## Task directions
Copy out all the lines exactly. Omit pictures.
----
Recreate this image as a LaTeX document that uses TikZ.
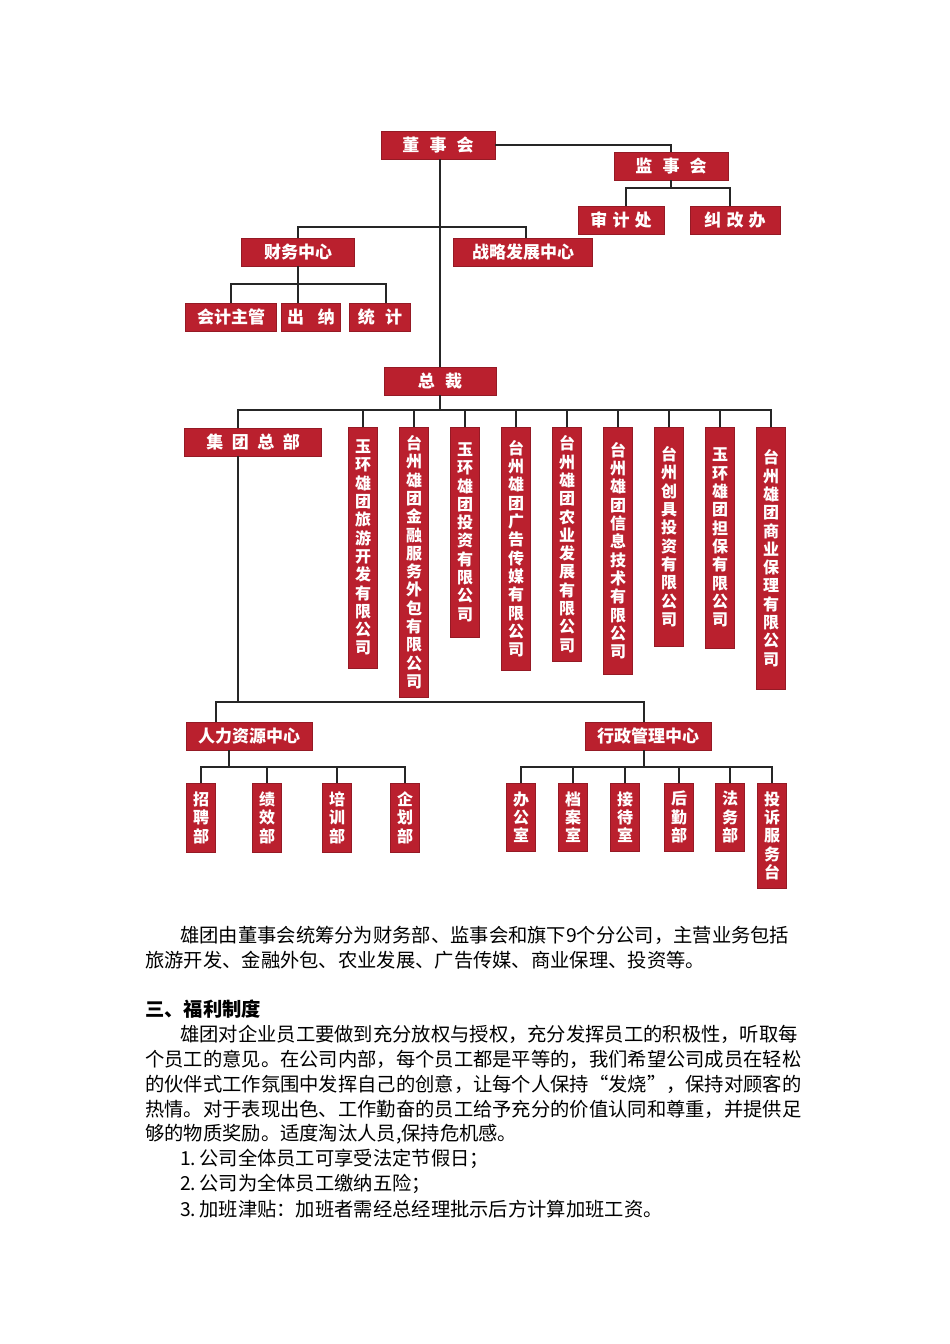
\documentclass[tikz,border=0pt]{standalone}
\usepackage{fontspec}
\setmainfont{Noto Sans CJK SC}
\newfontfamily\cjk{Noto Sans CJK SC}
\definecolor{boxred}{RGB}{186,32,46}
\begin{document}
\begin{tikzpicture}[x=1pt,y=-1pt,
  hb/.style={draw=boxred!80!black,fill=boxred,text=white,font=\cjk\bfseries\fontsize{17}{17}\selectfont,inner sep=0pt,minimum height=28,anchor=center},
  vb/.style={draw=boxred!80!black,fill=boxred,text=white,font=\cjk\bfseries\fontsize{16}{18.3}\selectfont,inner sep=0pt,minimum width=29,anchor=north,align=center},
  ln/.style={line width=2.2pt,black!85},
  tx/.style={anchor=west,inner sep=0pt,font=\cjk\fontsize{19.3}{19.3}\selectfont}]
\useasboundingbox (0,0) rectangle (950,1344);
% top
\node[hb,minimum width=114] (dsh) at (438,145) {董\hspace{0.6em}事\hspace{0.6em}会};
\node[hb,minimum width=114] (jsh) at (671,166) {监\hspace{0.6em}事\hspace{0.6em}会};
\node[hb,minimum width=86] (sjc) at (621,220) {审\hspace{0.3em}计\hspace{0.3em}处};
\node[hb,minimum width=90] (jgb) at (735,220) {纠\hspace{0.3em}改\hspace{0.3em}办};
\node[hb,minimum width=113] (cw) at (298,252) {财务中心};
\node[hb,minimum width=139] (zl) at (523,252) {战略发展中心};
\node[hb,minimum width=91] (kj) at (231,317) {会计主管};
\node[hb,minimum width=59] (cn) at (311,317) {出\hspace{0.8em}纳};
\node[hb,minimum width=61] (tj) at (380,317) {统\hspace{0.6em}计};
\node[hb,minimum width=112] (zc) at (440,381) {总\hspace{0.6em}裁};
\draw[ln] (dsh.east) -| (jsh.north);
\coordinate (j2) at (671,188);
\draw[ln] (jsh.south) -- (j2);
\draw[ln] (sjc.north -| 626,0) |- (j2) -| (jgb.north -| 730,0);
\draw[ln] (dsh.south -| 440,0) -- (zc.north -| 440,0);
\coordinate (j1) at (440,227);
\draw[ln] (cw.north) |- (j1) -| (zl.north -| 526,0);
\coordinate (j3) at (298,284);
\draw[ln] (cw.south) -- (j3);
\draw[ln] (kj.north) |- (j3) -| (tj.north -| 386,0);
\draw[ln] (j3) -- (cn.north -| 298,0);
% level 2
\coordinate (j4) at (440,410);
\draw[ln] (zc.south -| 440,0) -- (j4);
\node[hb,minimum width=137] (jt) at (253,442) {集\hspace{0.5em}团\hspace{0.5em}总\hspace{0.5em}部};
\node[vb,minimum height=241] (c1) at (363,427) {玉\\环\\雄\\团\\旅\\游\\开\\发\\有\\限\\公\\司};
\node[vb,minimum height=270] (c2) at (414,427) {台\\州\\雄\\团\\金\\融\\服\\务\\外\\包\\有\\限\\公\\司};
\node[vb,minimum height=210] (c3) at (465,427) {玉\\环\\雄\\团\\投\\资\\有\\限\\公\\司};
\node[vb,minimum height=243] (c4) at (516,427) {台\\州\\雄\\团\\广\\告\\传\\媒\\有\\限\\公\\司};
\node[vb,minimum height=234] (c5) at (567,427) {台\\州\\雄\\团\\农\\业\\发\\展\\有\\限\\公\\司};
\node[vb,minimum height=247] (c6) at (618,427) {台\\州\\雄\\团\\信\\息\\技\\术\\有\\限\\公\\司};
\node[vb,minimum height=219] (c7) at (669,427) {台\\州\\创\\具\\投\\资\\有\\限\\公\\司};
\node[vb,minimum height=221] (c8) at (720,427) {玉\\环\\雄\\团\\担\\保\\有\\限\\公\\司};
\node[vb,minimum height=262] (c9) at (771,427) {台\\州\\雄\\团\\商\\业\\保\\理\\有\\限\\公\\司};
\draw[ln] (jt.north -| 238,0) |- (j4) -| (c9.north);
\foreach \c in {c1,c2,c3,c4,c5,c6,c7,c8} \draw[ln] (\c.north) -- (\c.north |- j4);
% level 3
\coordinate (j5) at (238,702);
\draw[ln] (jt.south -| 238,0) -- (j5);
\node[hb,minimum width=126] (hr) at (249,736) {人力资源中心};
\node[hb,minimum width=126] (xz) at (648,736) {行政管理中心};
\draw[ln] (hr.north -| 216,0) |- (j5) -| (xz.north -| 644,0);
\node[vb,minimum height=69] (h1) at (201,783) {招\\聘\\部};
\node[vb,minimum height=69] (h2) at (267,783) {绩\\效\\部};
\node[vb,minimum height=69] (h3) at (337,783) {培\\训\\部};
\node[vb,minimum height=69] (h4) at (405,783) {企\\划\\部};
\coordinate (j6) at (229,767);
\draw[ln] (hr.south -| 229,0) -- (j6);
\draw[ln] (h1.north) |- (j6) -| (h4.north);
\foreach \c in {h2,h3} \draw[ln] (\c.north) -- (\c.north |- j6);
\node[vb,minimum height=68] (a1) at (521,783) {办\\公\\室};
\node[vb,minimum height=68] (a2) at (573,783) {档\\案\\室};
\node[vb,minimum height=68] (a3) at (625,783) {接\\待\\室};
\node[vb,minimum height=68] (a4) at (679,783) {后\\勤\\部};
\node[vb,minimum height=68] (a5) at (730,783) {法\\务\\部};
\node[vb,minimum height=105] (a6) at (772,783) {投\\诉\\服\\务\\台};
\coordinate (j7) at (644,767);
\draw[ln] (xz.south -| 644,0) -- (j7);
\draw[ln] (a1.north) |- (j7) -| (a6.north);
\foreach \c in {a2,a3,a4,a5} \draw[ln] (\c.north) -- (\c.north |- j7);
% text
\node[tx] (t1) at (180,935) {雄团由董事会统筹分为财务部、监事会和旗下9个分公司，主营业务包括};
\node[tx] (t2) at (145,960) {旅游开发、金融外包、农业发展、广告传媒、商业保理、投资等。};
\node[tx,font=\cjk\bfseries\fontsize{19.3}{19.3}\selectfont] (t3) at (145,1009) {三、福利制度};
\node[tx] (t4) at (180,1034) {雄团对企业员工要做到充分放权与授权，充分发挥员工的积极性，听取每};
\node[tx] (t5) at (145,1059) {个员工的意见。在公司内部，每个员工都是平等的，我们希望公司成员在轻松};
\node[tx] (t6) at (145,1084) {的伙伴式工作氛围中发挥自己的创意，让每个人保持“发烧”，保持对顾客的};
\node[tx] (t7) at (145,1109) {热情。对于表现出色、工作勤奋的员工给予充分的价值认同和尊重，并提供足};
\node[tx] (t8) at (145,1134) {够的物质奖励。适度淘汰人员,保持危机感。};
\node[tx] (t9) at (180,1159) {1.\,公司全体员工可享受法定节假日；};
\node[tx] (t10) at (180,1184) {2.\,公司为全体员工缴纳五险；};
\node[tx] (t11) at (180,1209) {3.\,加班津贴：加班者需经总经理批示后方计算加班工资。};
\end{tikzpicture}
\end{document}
----
## Exercise answer
Recreate this image as a LaTeX document that uses TikZ.
\documentclass[tikz,border=0pt]{standalone}
\usepackage{fontspec}
\setmainfont{Noto Sans CJK SC}
\newfontfamily\cjk{Noto Sans CJK SC}
\definecolor{boxred}{RGB}{186,32,46}
\begin{document}
\begin{tikzpicture}[x=1pt,y=-1pt,
  hb/.style={draw=boxred!80!black,fill=boxred,text=white,font=\cjk\bfseries\fontsize{17}{17}\selectfont,inner sep=0pt,minimum height=28,anchor=center},
  vb/.style={draw=boxred!80!black,fill=boxred,text=white,font=\cjk\bfseries\fontsize{16}{18.3}\selectfont,inner sep=0pt,minimum width=29,anchor=north,align=center},
  ln/.style={line width=2.2pt,black!85},
  tx/.style={anchor=west,inner sep=0pt,font=\cjk\fontsize{19.3}{19.3}\selectfont}]
\useasboundingbox (0,0) rectangle (950,1344);
% top
\node[hb,minimum width=114] (dsh) at (438,145) {董\hspace{0.6em}事\hspace{0.6em}会};
\node[hb,minimum width=114] (jsh) at (671,166) {监\hspace{0.6em}事\hspace{0.6em}会};
\node[hb,minimum width=86] (sjc) at (621,220) {审\hspace{0.3em}计\hspace{0.3em}处};
\node[hb,minimum width=90] (jgb) at (735,220) {纠\hspace{0.3em}改\hspace{0.3em}办};
\node[hb,minimum width=113] (cw) at (298,252) {财务中心};
\node[hb,minimum width=139] (zl) at (523,252) {战略发展中心};
\node[hb,minimum width=91] (kj) at (231,317) {会计主管};
\node[hb,minimum width=59] (cn) at (311,317) {出\hspace{0.8em}纳};
\node[hb,minimum width=61] (tj) at (380,317) {统\hspace{0.6em}计};
\node[hb,minimum width=112] (zc) at (440,381) {总\hspace{0.6em}裁};
\draw[ln] (dsh.east) -| (jsh.north);
\coordinate (j2) at (671,188);
\draw[ln] (jsh.south) -- (j2);
\draw[ln] (sjc.north -| 626,0) |- (j2) -| (jgb.north -| 730,0);
\draw[ln] (dsh.south -| 440,0) -- (zc.north -| 440,0);
\coordinate (j1) at (440,227);
\draw[ln] (cw.north) |- (j1) -| (zl.north -| 526,0);
\coordinate (j3) at (298,284);
\draw[ln] (cw.south) -- (j3);
\draw[ln] (kj.north) |- (j3) -| (tj.north -| 386,0);
\draw[ln] (j3) -- (cn.north -| 298,0);
% level 2
\coordinate (j4) at (440,410);
\draw[ln] (zc.south -| 440,0) -- (j4);
\node[hb,minimum width=137] (jt) at (253,442) {集\hspace{0.5em}团\hspace{0.5em}总\hspace{0.5em}部};
\node[vb,minimum height=241] (c1) at (363,427) {玉\\环\\雄\\团\\旅\\游\\开\\发\\有\\限\\公\\司};
\node[vb,minimum height=270] (c2) at (414,427) {台\\州\\雄\\团\\金\\融\\服\\务\\外\\包\\有\\限\\公\\司};
\node[vb,minimum height=210] (c3) at (465,427) {玉\\环\\雄\\团\\投\\资\\有\\限\\公\\司};
\node[vb,minimum height=243] (c4) at (516,427) {台\\州\\雄\\团\\广\\告\\传\\媒\\有\\限\\公\\司};
\node[vb,minimum height=234] (c5) at (567,427) {台\\州\\雄\\团\\农\\业\\发\\展\\有\\限\\公\\司};
\node[vb,minimum height=247] (c6) at (618,427) {台\\州\\雄\\团\\信\\息\\技\\术\\有\\限\\公\\司};
\node[vb,minimum height=219] (c7) at (669,427) {台\\州\\创\\具\\投\\资\\有\\限\\公\\司};
\node[vb,minimum height=221] (c8) at (720,427) {玉\\环\\雄\\团\\担\\保\\有\\限\\公\\司};
\node[vb,minimum height=262] (c9) at (771,427) {台\\州\\雄\\团\\商\\业\\保\\理\\有\\限\\公\\司};
\draw[ln] (jt.north -| 238,0) |- (j4) -| (c9.north);
\foreach \c in {c1,c2,c3,c4,c5,c6,c7,c8} \draw[ln] (\c.north) -- (\c.north |- j4);
% level 3
\coordinate (j5) at (238,702);
\draw[ln] (jt.south -| 238,0) -- (j5);
\node[hb,minimum width=126] (hr) at (249,736) {人力资源中心};
\node[hb,minimum width=126] (xz) at (648,736) {行政管理中心};
\draw[ln] (hr.north -| 216,0) |- (j5) -| (xz.north -| 644,0);
\node[vb,minimum height=69] (h1) at (201,783) {招\\聘\\部};
\node[vb,minimum height=69] (h2) at (267,783) {绩\\效\\部};
\node[vb,minimum height=69] (h3) at (337,783) {培\\训\\部};
\node[vb,minimum height=69] (h4) at (405,783) {企\\划\\部};
\coordinate (j6) at (229,767);
\draw[ln] (hr.south -| 229,0) -- (j6);
\draw[ln] (h1.north) |- (j6) -| (h4.north);
\foreach \c in {h2,h3} \draw[ln] (\c.north) -- (\c.north |- j6);
\node[vb,minimum height=68] (a1) at (521,783) {办\\公\\室};
\node[vb,minimum height=68] (a2) at (573,783) {档\\案\\室};
\node[vb,minimum height=68] (a3) at (625,783) {接\\待\\室};
\node[vb,minimum height=68] (a4) at (679,783) {后\\勤\\部};
\node[vb,minimum height=68] (a5) at (730,783) {法\\务\\部};
\node[vb,minimum height=105] (a6) at (772,783) {投\\诉\\服\\务\\台};
\coordinate (j7) at (644,767);
\draw[ln] (xz.south -| 644,0) -- (j7);
\draw[ln] (a1.north) |- (j7) -| (a6.north);
\foreach \c in {a2,a3,a4,a5} \draw[ln] (\c.north) -- (\c.north |- j7);
% text
\node[tx] (t1) at (180,935) {雄团由董事会统筹分为财务部、监事会和旗下9个分公司，主营业务包括};
\node[tx] (t2) at (145,960) {旅游开发、金融外包、农业发展、广告传媒、商业保理、投资等。};
\node[tx,font=\cjk\bfseries\fontsize{19.3}{19.3}\selectfont] (t3) at (145,1009) {三、福利制度};
\node[tx] (t4) at (180,1034) {雄团对企业员工要做到充分放权与授权，充分发挥员工的积极性，听取每};
\node[tx] (t5) at (145,1059) {个员工的意见。在公司内部，每个员工都是平等的，我们希望公司成员在轻松};
\node[tx] (t6) at (145,1084) {的伙伴式工作氛围中发挥自己的创意，让每个人保持“发烧”，保持对顾客的};
\node[tx] (t7) at (145,1109) {热情。对于表现出色、工作勤奋的员工给予充分的价值认同和尊重，并提供足};
\node[tx] (t8) at (145,1134) {够的物质奖励。适度淘汰人员,保持危机感。};
\node[tx] (t9) at (180,1159) {1.\,公司全体员工可享受法定节假日；};
\node[tx] (t10) at (180,1184) {2.\,公司为全体员工缴纳五险；};
\node[tx] (t11) at (180,1209) {3.\,加班津贴：加班者需经总经理批示后方计算加班工资。};
\end{tikzpicture}
\end{document}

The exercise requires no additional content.